When manufacturing fiber reinforced composite materials, either with a thermoset or a thermoplastic resin, external energy is generally required to heat-up the molds and cure or melt the matrix material to produce the final part. We recently explored frontal polymerization as an alternative to oven cure for epoxy-based resins, which has the potential to bring unprecedented reductions in energy demand and process time. Production of epoxy-based fiber reinforced polymer parts with high fiber volume content is however difficult with this process as the heat sink created by the fibers and the mold overcomes the heat output of the chemical reaction, thus preventing front propagation. We thus developed a novel self-catalyzed frontal polymerization manufacturing method using well insulated molds and the integration of thin resin channels in thermal contact with the composite stack to produce high fiber volume fraction polymer composites without the need for a continuous energy input. Frontal polymerization inside the resin channel proceeds faster and preheats the fabric stack, thus catalyzing the process. Parts with up to 60% fiber content were successfully produced. We also explored the use of fillers added within the resin channels to tailor the frontal polymerization process kinetics. The parts have a higher glass transition temperature than those produced in a conventional oven, and comparable mechanical properties while energy consumption is reduced by over 99.5%.
Pr Eric Coatanea
Pr Eric Coatanea
Manufacturing and Systems Engineering Group
Tampere University – Finland
Pr Eric Coatanéa received his BS degree in Mechanical Engineering from the University of Western Brittany, Brest, France in 1990, his MS degree in Mechanical Engineering from INSA Toulouse, France in 1993 and his teaching certificate from Ecole Normale Supérieure de Cachan, France in 1994.

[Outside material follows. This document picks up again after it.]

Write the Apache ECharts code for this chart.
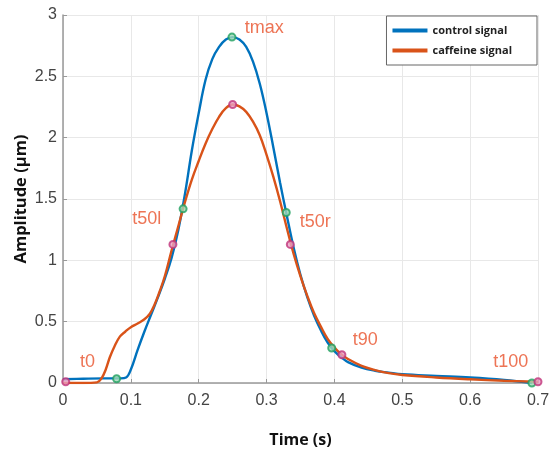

He worked for 11 years as a lecturer in manufacturing engineering at the University of Western Brittany, Brest, France, while remaining active in athletics. He started joint doctoral studies in 2002 and received his joint PhD in Mechanical Engineering from the Helsinki University of Technology, Finland (now Aalto University) and the University of West Brittany, Brest, France in 2005.
He is a tenured professor of manufacturing engineering and systems engineering at the Faculty of Engineering and Natural Sciences, Tampere University, Finland. He was a Marie Curie fellow from 2005 to 2007. He has held visiting professorships at several universities. He leads the Manufacturing Research Group at Tampere University. His research interests include design and manufacturing activities, engineering design, causal inference, systems thinking and systems engineering. In particular, the research focuses on the early integration of simulation and decision support tools in the early design phases
Graph-based Modeling for Integrated Design and Manufacturing: What could be the benefits of a graph-based approach for manufacturing?
The process of designing and producing artefacts is characterized by a sharp increase in complexity. Factors contributing to that transformation are the increasing integration of standards and specifications, the ubiquitous presence of cyber and electronics, the massive integration of sensors and the combination of systems in the form of systems of systems. Therefore, humans are overwhelmed by the cognitive load associated with the complexity and the required acceleration of processes and actions. One viable way forward can be the increase of human-machine collaboration. This presentation introduces a graph-based modelling framework supporting this deeper human-machine cooperation. The framework promotes the principles of explicability and parsimony. The talk summarizes the principles behind the framework, presents the domains of applications and exemplifies the practical usage of the framework named DACM (Dimensional Analysis Conceptual Modelling) in manufacturing and design.